Task goal:
Repeat everything from the first line of the listing below through the line that contains "const xTicks = [0,10,20,30];", exactly. Leave out pictures.

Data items
[Start]

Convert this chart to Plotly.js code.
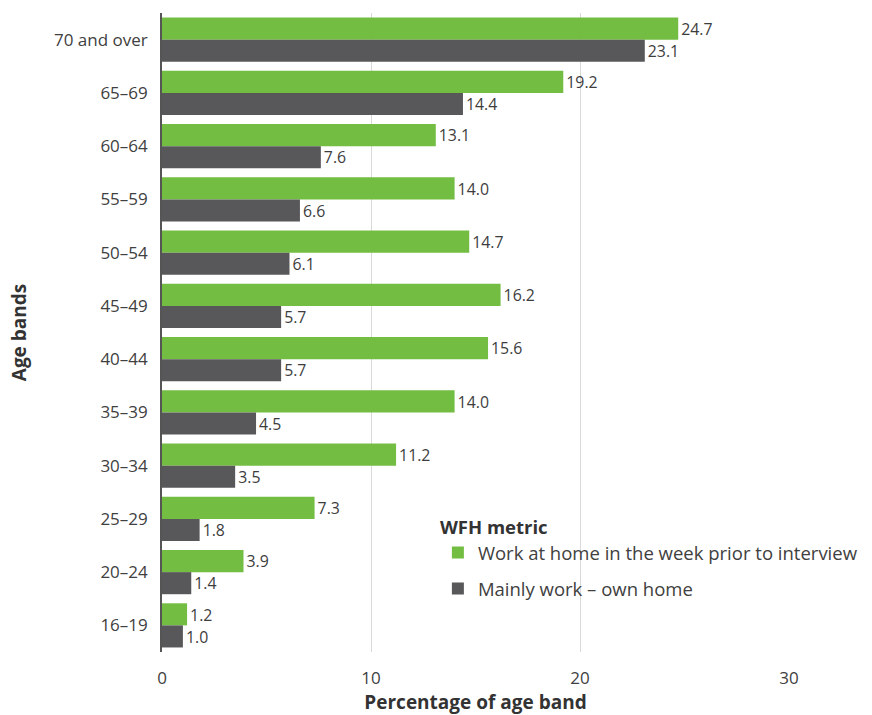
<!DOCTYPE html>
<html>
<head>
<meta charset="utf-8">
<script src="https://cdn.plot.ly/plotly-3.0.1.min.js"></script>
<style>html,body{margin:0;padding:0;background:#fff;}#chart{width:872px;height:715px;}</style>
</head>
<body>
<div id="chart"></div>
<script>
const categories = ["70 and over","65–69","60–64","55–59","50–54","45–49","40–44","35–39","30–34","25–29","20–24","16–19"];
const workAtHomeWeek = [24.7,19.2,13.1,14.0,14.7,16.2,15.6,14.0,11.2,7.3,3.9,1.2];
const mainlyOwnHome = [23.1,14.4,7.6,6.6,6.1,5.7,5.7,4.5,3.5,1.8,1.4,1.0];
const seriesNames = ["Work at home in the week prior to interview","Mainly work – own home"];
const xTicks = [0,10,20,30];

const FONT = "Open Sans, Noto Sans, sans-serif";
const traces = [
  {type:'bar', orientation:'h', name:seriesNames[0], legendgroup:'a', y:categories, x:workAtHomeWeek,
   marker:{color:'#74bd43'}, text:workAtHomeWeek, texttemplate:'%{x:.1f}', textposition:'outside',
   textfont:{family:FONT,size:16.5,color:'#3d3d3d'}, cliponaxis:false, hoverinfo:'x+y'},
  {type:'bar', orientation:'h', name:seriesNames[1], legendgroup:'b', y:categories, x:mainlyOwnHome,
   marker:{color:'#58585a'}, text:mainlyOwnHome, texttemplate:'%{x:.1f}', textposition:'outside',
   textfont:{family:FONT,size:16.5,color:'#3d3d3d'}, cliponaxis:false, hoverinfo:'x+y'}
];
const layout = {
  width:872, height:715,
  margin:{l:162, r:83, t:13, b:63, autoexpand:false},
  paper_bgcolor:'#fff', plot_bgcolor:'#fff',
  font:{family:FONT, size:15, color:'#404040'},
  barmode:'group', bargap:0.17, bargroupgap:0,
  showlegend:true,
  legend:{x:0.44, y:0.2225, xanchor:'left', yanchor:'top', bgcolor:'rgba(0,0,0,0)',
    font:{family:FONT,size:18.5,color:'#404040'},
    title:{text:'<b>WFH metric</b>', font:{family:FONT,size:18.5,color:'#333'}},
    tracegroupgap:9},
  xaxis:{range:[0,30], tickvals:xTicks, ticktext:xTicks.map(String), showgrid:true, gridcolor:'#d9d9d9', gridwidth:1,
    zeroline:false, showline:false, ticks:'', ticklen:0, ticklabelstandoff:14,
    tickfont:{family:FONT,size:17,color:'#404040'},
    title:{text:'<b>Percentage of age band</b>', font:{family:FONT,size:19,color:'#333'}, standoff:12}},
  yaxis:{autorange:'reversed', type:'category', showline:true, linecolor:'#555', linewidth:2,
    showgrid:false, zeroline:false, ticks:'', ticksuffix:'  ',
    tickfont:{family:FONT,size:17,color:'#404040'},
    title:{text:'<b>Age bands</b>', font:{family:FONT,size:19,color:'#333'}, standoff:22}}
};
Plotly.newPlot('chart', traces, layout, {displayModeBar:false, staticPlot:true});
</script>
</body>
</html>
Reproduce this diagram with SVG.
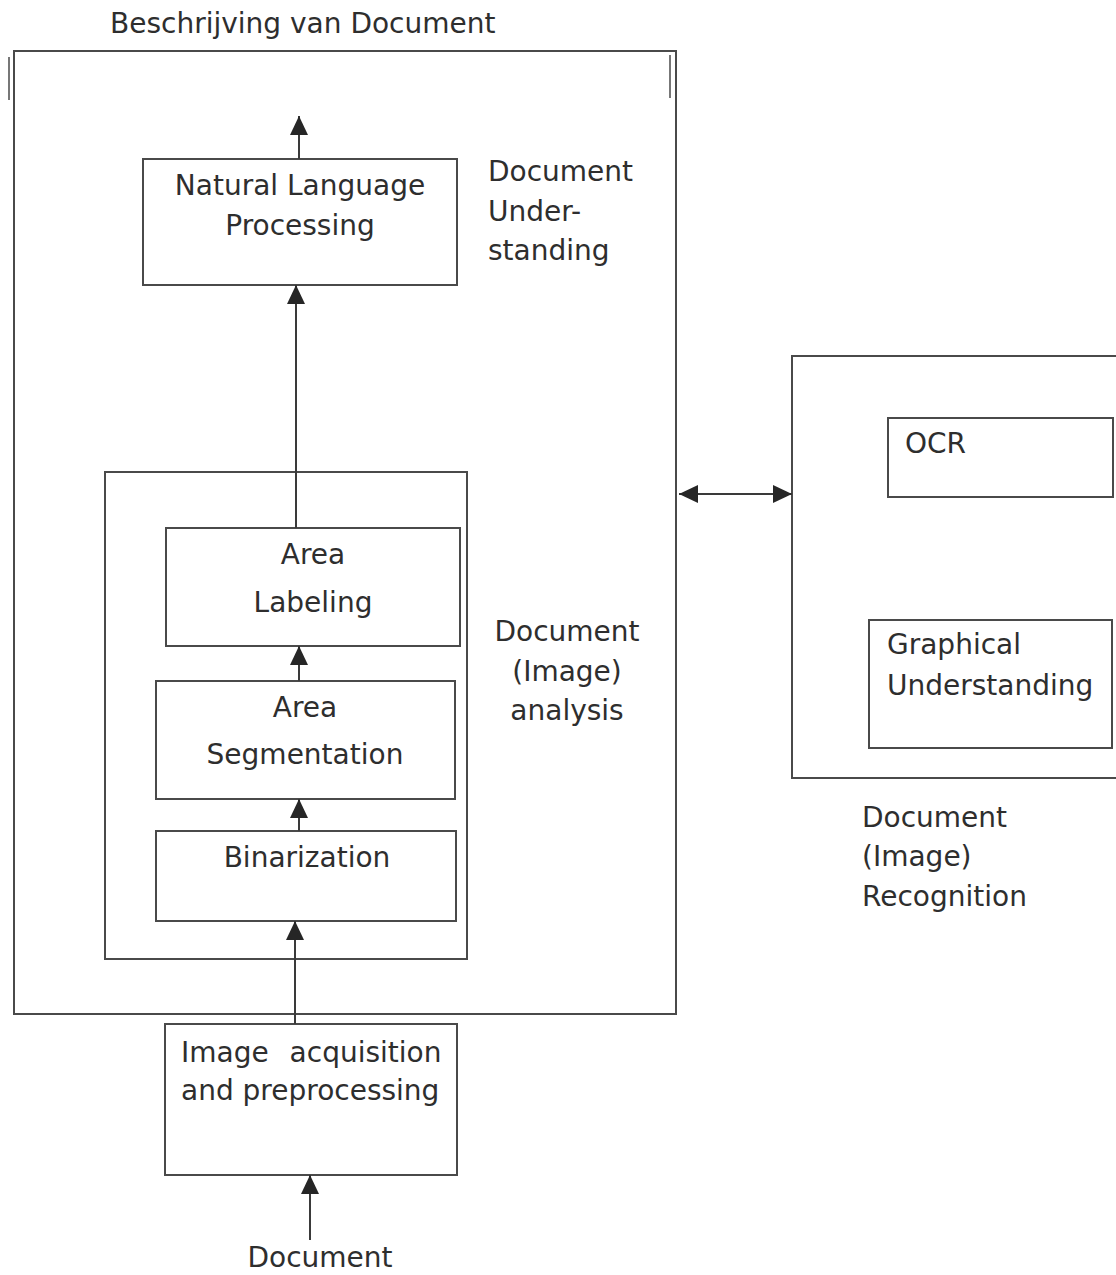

[End]

Task answer:
Convert this chart to Plotly.js code.
<!DOCTYPE html>
<html>
<head>
<meta charset="utf-8">
<script src="https://cdn.plot.ly/plotly-3.0.1.min.js"></script>
<style>html,body{margin:0;padding:0;background:#fff;}#chart{width:872px;height:715px;}</style>
</head>
<body>
<div id="chart"></div>
<script>
const categories = ["70 and over","65–69","60–64","55–59","50–54","45–49","40–44","35–39","30–34","25–29","20–24","16–19"];
const workAtHomeWeek = [24.7,19.2,13.1,14.0,14.7,16.2,15.6,14.0,11.2,7.3,3.9,1.2];
const mainlyOwnHome = [23.1,14.4,7.6,6.6,6.1,5.7,5.7,4.5,3.5,1.8,1.4,1.0];
const seriesNames = ["Work at home in the week prior to interview","Mainly work – own home"];
const xTicks = [0,10,20,30];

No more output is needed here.